Aside from its perspicacious analysis of the interpenetrations of Eliot’s life and work, the principal pleasure of My Life in Middlemarch is in Mead’s deeply personal account of the novel’s effect on her own life.

This book, which had been published serially in eight volumes almost a hundred years before I was born, wasn’t distant or dusty, but arresting in the acuteness of its psychological penetration and the snap of its sentences. Through it, George Eliot spoke with an authority and a generosity that was wise and essential and profound. I couldn’t believe how good it was.

If you’ve not read Middlemarch yourself, you will likely experience a similar feeling. I remember doggedly arguing with a supervisor at university that Great Expectations had the edge as the greatest Victorian novel. The grotesquerie of its tragedy, the broadness of its comedy, and Dickens’s extraordinary gift as a storyteller made of me a passionate advocate. Yet it’s Middlemarch that’s stayed with me. Today it is the “great classic” I most commonly recommend. Why? Like Mead, “The book was reading me, as I was reading it.” Just as My Life in Middlemarch is a sort of authorial term card for Mead — how she reads the book now — so every reader will discover new shapes and details with each new encounter. How?
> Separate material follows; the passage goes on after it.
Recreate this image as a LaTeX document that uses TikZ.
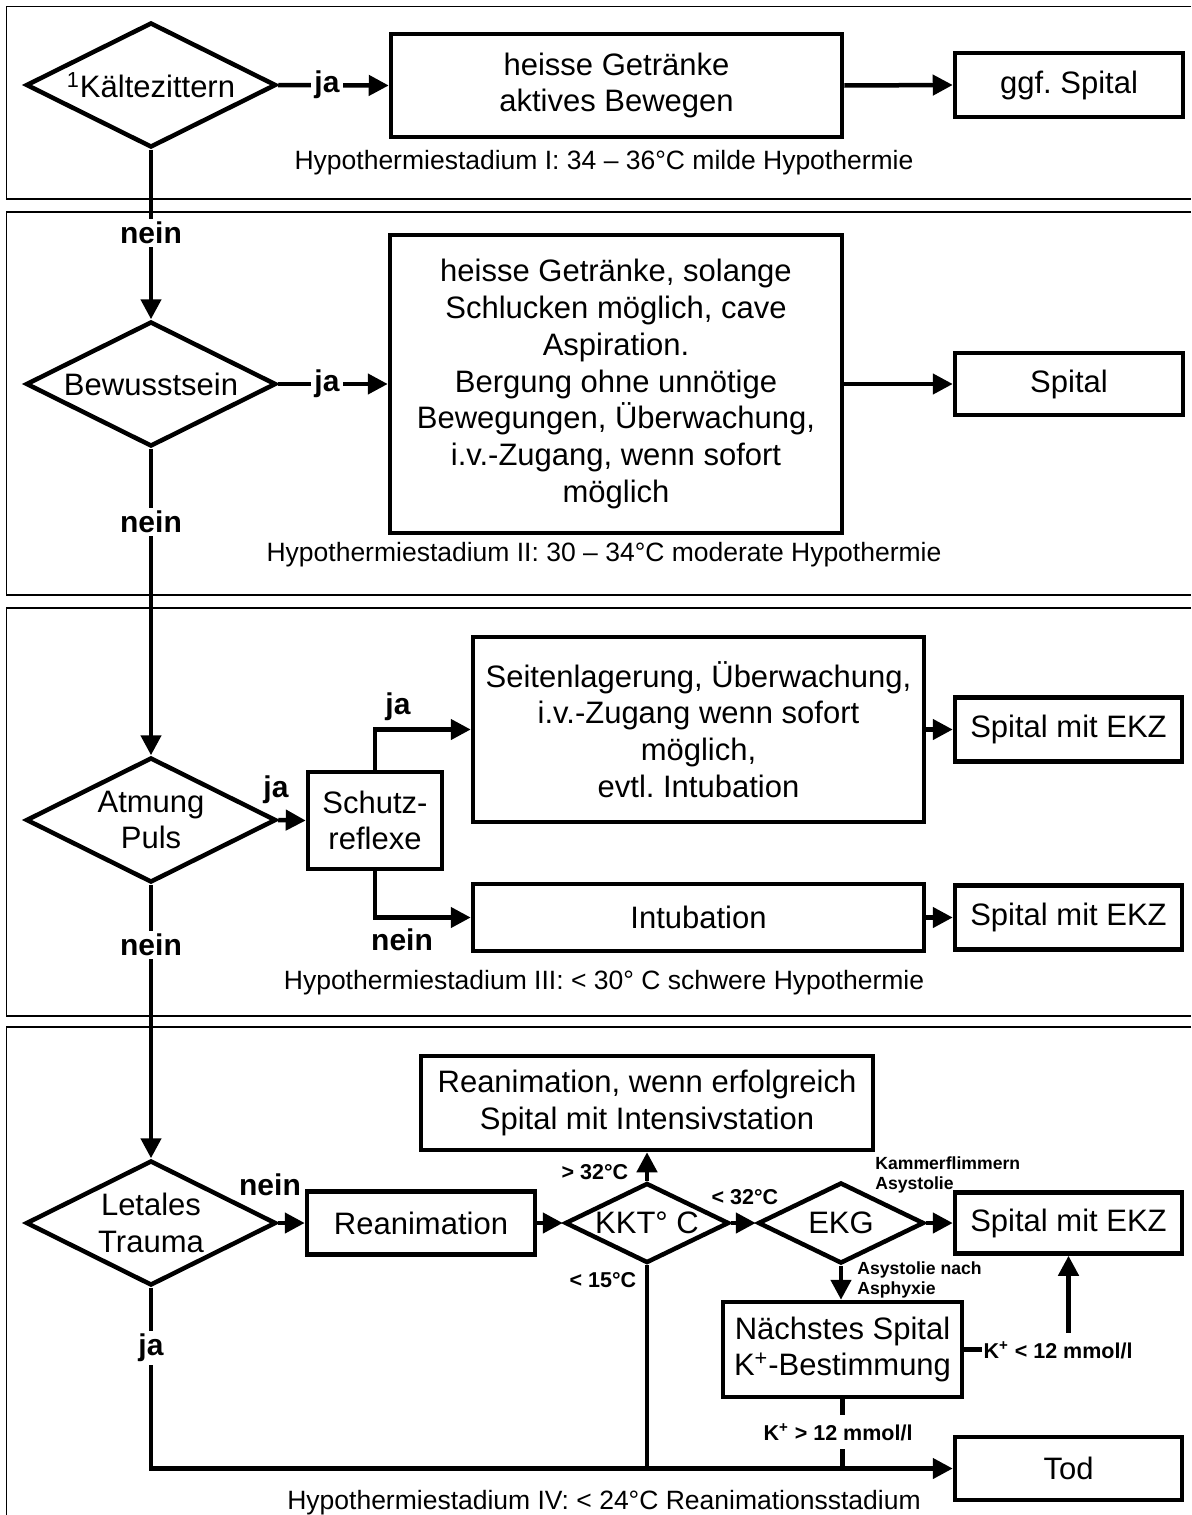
\documentclass[tikz,border=0pt]{standalone}
\usepackage{fontspec}
\setmainfont{Liberation Sans}
\usetikzlibrary{shapes.geometric,arrows.meta}
\frenchspacing
\newcommand{\mainf}{\fontsize{15.5}{18.4}\selectfont}
\newcommand{\labf}{\fontsize{15}{18}\selectfont\bfseries}
\newcommand{\capf}{\fontsize{13.25}{16}\selectfont}
\newcommand{\tempf}{\fontsize{10.75}{13}\selectfont\bfseries}
\newcommand{\smallf}{\fontsize{8.8}{10}\selectfont\bfseries}
\tikzset{
  box/.style={draw, line width=2.25pt, rectangle, inner sep=0pt, align=center, font=\mainf},
  dia/.style={draw, line width=2.25pt, diamond, aspect=2, inner sep=0pt, align=center, font=\mainf},
  arr/.style={line width=2.25pt, -{Triangle[length=10pt,width=10pt]}},
  ln/.style={line width=2.25pt},
  lab/.style={font=\labf, inner sep=1.5pt, fill=white},
  labn/.style={font=\labf, inner sep=1pt},
  tlab/.style={font=\tempf, inner sep=1pt},
  tlabw/.style={font=\tempf, inner xsep=1pt, inner ysep=4pt, fill=white},
  small/.style={font=\smallf, align=left, inner sep=0pt},
  frm/.style={line width=0.8pt},
  capt/.style={font=\capf, inner sep=0pt},
}
\begin{document}
\begin{tikzpicture}[x=0.5pt,y=-0.5pt]
\useasboundingbox (0,0) rectangle (1191,1515);
% frames
\draw[frm] (1191,6.5) -- (6.5,6.5) -- (6.5,199) -- (1191,199);
\draw[frm] (1191,212) -- (6.5,212) -- (6.5,595) -- (1191,595);
\draw[frm] (1191,608) -- (6.5,608) -- (6.5,1016) -- (1191,1016);
\draw[frm] (1191,1027) -- (6.5,1027) -- (6.5,1520);

% frame 1
\node[dia, minimum width=125pt, minimum height=62.5pt] (d1) at (151,85) {\textsuperscript{1}Kältezittern};
\node[box, minimum width=225.5pt, minimum height=51.5pt] (b1) at (616.5,85.5) {heisse Getränke\\aktives Bewegen};
\node[box, minimum width=114pt, minimum height=32pt] (s1) at (1069,85) {ggf. Spital};
\node[capt] (c1) at (604,163) {Hypothermiestadium I: 34 – 36°C milde Hypothermie};

% frame 2
\node[dia, minimum width=125pt, minimum height=62.5pt] (d2) at (151,384) {Bewusstsein};
\node[box, minimum width=226pt, minimum height=149pt] (b2) at (616,384) {heisse Getränke, solange\\Schlucken möglich, cave\\Aspiration.\\Bergung ohne unnötige\\Bewegungen, Überwachung,\\i.v.-Zugang, wenn sofort\\möglich};
\node[box, minimum width=114pt, minimum height=31pt] (s2) at (1069,384) {Spital};
\node[capt] (c2) at (604,555) {Hypothermiestadium II: 30 – 34°C moderate Hypothermie};

% frame 3
\node[dia, minimum width=125pt, minimum height=62.5pt] (d3) at (151,820) {Atmung\\Puls};
\node[box, minimum width=67pt, minimum height=48.5pt] (sr) at (375,820.5) {Schutz-\\reflexe};
\node[box, minimum width=225.5pt, minimum height=92.5pt] (b3a) at (698.5,729.5) {Seitenlagerung, Überwachung,\\i.v.-Zugang wenn sofort\\möglich,\\evtl. Intubation};
\node[box, minimum width=225.5pt, minimum height=33.5pt] (b3b) at (698.5,917.5) {Intubation};
\node[box, minimum width=113.5pt, minimum height=32pt] (s3a) at (1068.5,729.5) {Spital mit EKZ};
\node[box, minimum width=113.5pt, minimum height=32pt] (s3b) at (1068.5,917.5) {Spital mit EKZ};
\node[capt] (c3) at (604,983) {Hypothermiestadium III: < 30° C schwere Hypothermie};

% frame 4
\node[dia, minimum width=125pt, minimum height=62.5pt] (d4) at (151,1223) {Letales\\Trauma};
\node[box, minimum width=114pt, minimum height=31.5pt] (rea) at (421,1223) {Reanimation};
\node[dia, aspect=2.05, minimum width=82pt, minimum height=40pt] (kkt) at (647,1223) {KKT° C};
\node[dia, aspect=2.05, minimum width=83pt, minimum height=40.5pt] (ekg) at (841,1223) {EKG};
\node[box, minimum width=226pt, minimum height=47pt] (top4) at (647,1103) {Reanimation, wenn erfolgreich\\Spital mit Intensivstation};
\node[box, minimum width=113.5pt, minimum height=30.5pt] (s4) at (1068.5,1223) {Spital mit EKZ};
\node[box, minimum width=119.5pt, minimum height=47.5pt] (ns) at (842.5,1349.5) {Nächstes Spital\\K\textsuperscript{+}-Bestimmung};
\node[box, minimum width=113.5pt, minimum height=31.5pt] (tod) at (1068.5,1468.5) {Tod};
\node[capt] (c4) at (604,1503) {Hypothermiestadium IV: < 24°C Reanimationsstadium};

% connectors
\draw[arr] (d1.east) -- (b1.west);
\draw[arr] (b1.east) -- (s1.west);
\draw[arr] (d1.south) -- (d2.north);
\draw[arr] (d2.east) -- (b2.west);
\draw[arr] (b2.east) -- (s2.west);
\draw[arr] (d2.south) -- (d3.north);
\draw[arr] (d3.east) -- (sr.west);
\draw[arr] (sr.north) |- (b3a.west);
\draw[arr] (sr.south) |- (b3b.west);
\draw[arr] (b3a.east) -- (s3a.west);
\draw[arr] (b3b.east) -- (s3b.west);
\draw[arr] (d3.south) -- (d4.north);
\draw[arr] (d4.east) -- (rea.west);
\draw[arr] (rea.east) -- (kkt.west);
\draw[arr] (kkt.north) -- (top4.south);
\draw[arr] (kkt.east) -- (ekg.west);
\draw[arr] (ekg.east) -- (s4.west);
\draw[arr] (ekg.south) -- (ekg.south |- ns.north);
\draw[arr] (ns.east) -| (s4.south);
\draw[arr] (d4.south) |- (tod.west);
\draw[ln] (kkt.south) -- (kkt.south |- tod.west);
\draw[ln] (ns.south) -- (ns.south |- tod.west);

% labels
\node[lab] (l1) at (327,85) {ja};
\node[lab] (l2) at (151,233) {nein};
\node[lab] (l3) at (327,384) {ja};
\node[lab] (l4) at (151,522) {nein};
\node[labn] (l5) at (276,790) {ja};
\node[labn] (l6) at (398,707) {ja};
\node[labn] (l7) at (402,940) {nein};
\node[lab] (l8) at (151,945) {nein};
\node[labn] (l9) at (270,1185) {nein};
\node[lab] (l10) at (151,1348) {ja};
\node[tlab] (t1) at (595,1172) {> 32°C};
\node[tlab] (t2) at (745,1197) {< 32°C};
\node[tlab] (t3) at (603,1280) {< 15°C};
\node[small, anchor=west] (k1) at (875,1175) {Kammerflimmern\\Asystolie};
\node[small, anchor=west] (k2) at (857,1280) {Asystolie nach\\Asphyxie};
\node[tlabw] (t4) at (1058,1350) {K\textsuperscript{+} < 12 mmol/l};
\node[tlabw] (t5) at (838,1432) {K\textsuperscript{+} > 12 mmol/l};
\end{tikzpicture}
\end{document}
Because Eliot was successful in her chief project:

The only effect I ardently long to produce by my writings, is that those who read them be better able to imagine and to feel the pains and the joys of those who differ from themselves in everything but the broad fact of being struggling erring human creatures.

Great art, as is found in Middlemarch, allows us to understand each other’s “struggling erring” natures with not judgment but love. Read it now; read it again; march on.